Posted by | May 27, 2015 | Employee Engagement, Employer

Via Fortune : Managers tend to overlook the importance of empathy.

It’s very challenging to be a leader–I don’t think anyone will doubt that. I’ve spoken numerous times about what I think it takes to be a good leader (for starters, trying listening more and talking less) and a greater boss (actually interact with your employees once in a while). But something I don’t talk about enough is how to transition into the role of leader. And that can be the harder than actually leading once you get there.

The steps it takes to go from being a worker bee to a decision maker can be very difficult. Quite frankly, it scares the crap out of me. It requires you to go from execution mode–where you’re used to dealing with the nitty gritty–to managing a team. This means learning to delegate and set goals. And if not communicated properly, can cause a variety of business setbacks. But the bigger issue is understanding that when you’re a leader, you have to be the bigger man or woman in any given situation.
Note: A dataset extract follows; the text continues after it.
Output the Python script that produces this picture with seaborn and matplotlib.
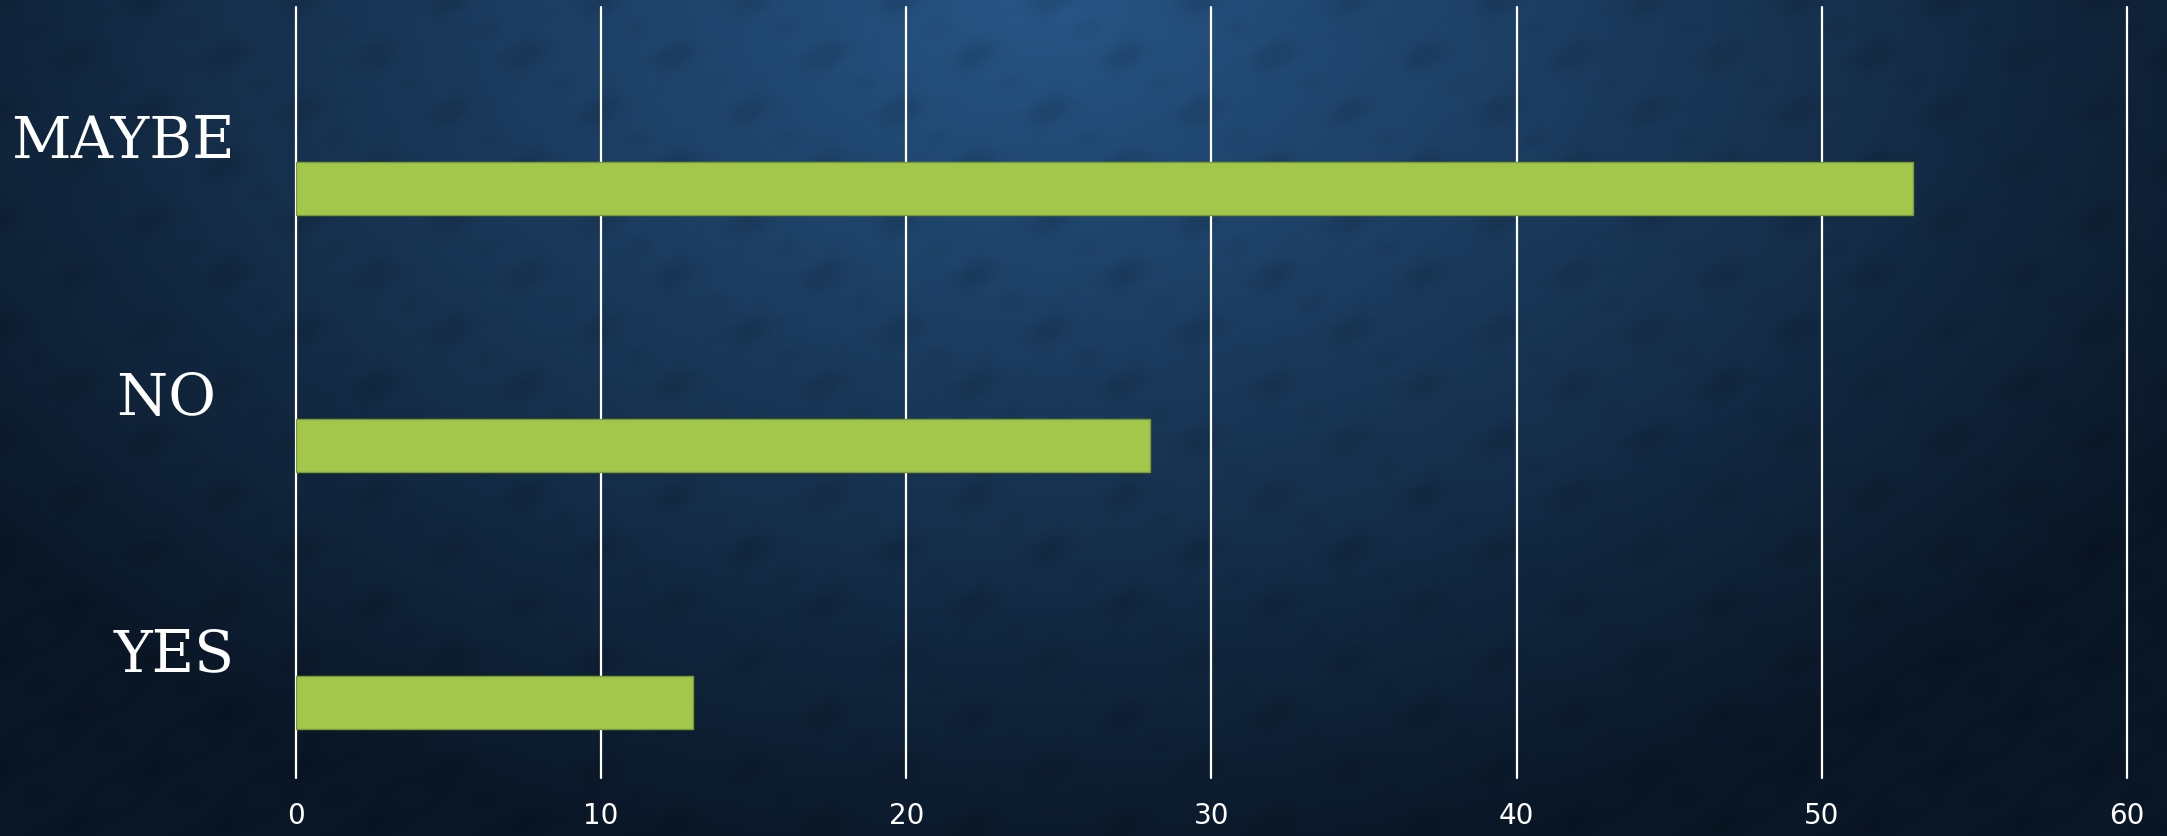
import numpy as np
import pandas as pd
import matplotlib
matplotlib.use("Agg")
import matplotlib.pyplot as plt
import seaborn as sns

# ==========================
# DATA
# ==========================

categories = ["MAYBE", "NO", "YES"]
tick_labels = ["MAYBE", "NO ", "YES"]
series_1 = [53, 28, 13]
# powerpoint template had 3 series, only the first one is filled in
series_names = ["Series 3", "Series 2", "Series 1"]
x_ticks = [0, 10, 20, 30, 40, 50, 60]

rows = []
for cat, val in zip(categories, series_1):
    rows.append({"answer": cat, "series": "Series 1", "count": val})
    rows.append({"answer": cat, "series": "Series 2", "count": np.nan})
    rows.append({"answer": cat, "series": "Series 3", "count": np.nan})
df = pd.DataFrame(rows)

# ==========================
# FIGURE + BACKGROUND
# ==========================

sns.set_style("white")

fig = plt.figure(figsize=(21.67, 8.36), dpi=100)

bg = fig.add_axes([0, 0, 1, 1])
bg.set_axis_off()
W, H = 1084, 418
gx, gy = np.meshgrid(np.linspace(0, 1, W), np.linspace(0, 1, H))
dist = np.sqrt(((gx - 0.48) / 0.62) ** 2 + ((gy - 0.0) / 1.05) ** 2)
dist = np.clip(dist, 0, 1)
light = np.array([0x27, 0x55, 0x86]) / 255
dark = np.array([0x0a, 0x17, 0x27]) / 255
img = light[None, None, :] * (1 - dist[..., None]) + dark[None, None, :] * dist[..., None]

# rough damask-ish wallpaper texture
px = gx * W / 75.0
py = gy * H / 55.0
damask = (np.cos(2 * np.pi * px) * np.cos(2 * np.pi * py)
          + 0.6 * np.cos(4 * np.pi * (px + py)) * np.cos(2 * np.pi * (px - py)))
damask = np.clip(damask, 0, None)
img = img * (1 - 0.07 * damask[..., None])
bg.imshow(np.clip(img, 0, 1), aspect="auto", extent=[0, 1, 1, 0],
          interpolation="bilinear")

ax = fig.add_axes([0.1366, 0.0694, 0.9815 - 0.1366, 0.9916 - 0.0694])
ax.patch.set_alpha(0)

sns.barplot(
    data=df,
    x="count",
    y="answer",
    hue="series",
    order=categories,
    hue_order=series_names,
    palette={"Series 1": "#a3c74a", "Series 2": "#a3c74a", "Series 3": "#a3c74a"},
    saturation=1,
    width=0.62,
    edgecolor="#7a9a36",
    linewidth=1,
    errorbar=None,
    legend=False,
    ax=ax,
)

ax.set_xlim(0, 60)
ax.set_xticks(x_ticks)
ax.set_ylim(2.5, -0.5)

for v in x_ticks:
    ax.axvline(v, color="white", linewidth=1.6, zorder=0, clip_on=False)

for s in ax.spines.values():
    s.set_visible(False)

ax.set_xlabel("")
ax.set_ylabel("")
ax.set_yticks(range(len(categories)))
ax.set_yticklabels(tick_labels, family=["DejaVu Serif"], fontsize=42, color="white")
ax.set_xticklabels([str(v) for v in x_ticks],
                   family=["DejaVu Sans"], fontsize=20, color="white")
ax.tick_params(axis="y", length=0, pad=44)
ax.tick_params(axis="x", length=0, pad=17)

fig.savefig("out.png", dpi=100)
plt.close()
You can’t simply impose your will because you’re now the boss. There will be plenty of times where you will need to swallow your pride and do what’s in the best interest of the team. This means empowering those around you to do their jobs, but it also means something else: you need to be able to take the blame once in a while. At the end of the day, you’re the one leading the charge, so you need to be willing to accept responsibility for your successes, and more importantly, your failures. It all falls on you. No one likes a boss that passes the buck to an employee in a tough situation.

Another big part of the transition is being able to show empathy when needed. A lot of people overlook the importance of being able to show emotion. Even if you’ve always been an empathetic person, being the boss or leader of a project will change how you exercise it. Leaders need to listen and empower their team to become leaders themselves and take ownership of their work. Leaders need to understand who they are as a person and relay that emotional understanding to those around them–that takes courage.

It all boils down to self-esteem and self-awareness. If you can understand who you truly are as a leader, then you’ll be able to instill the same understanding in the team around you.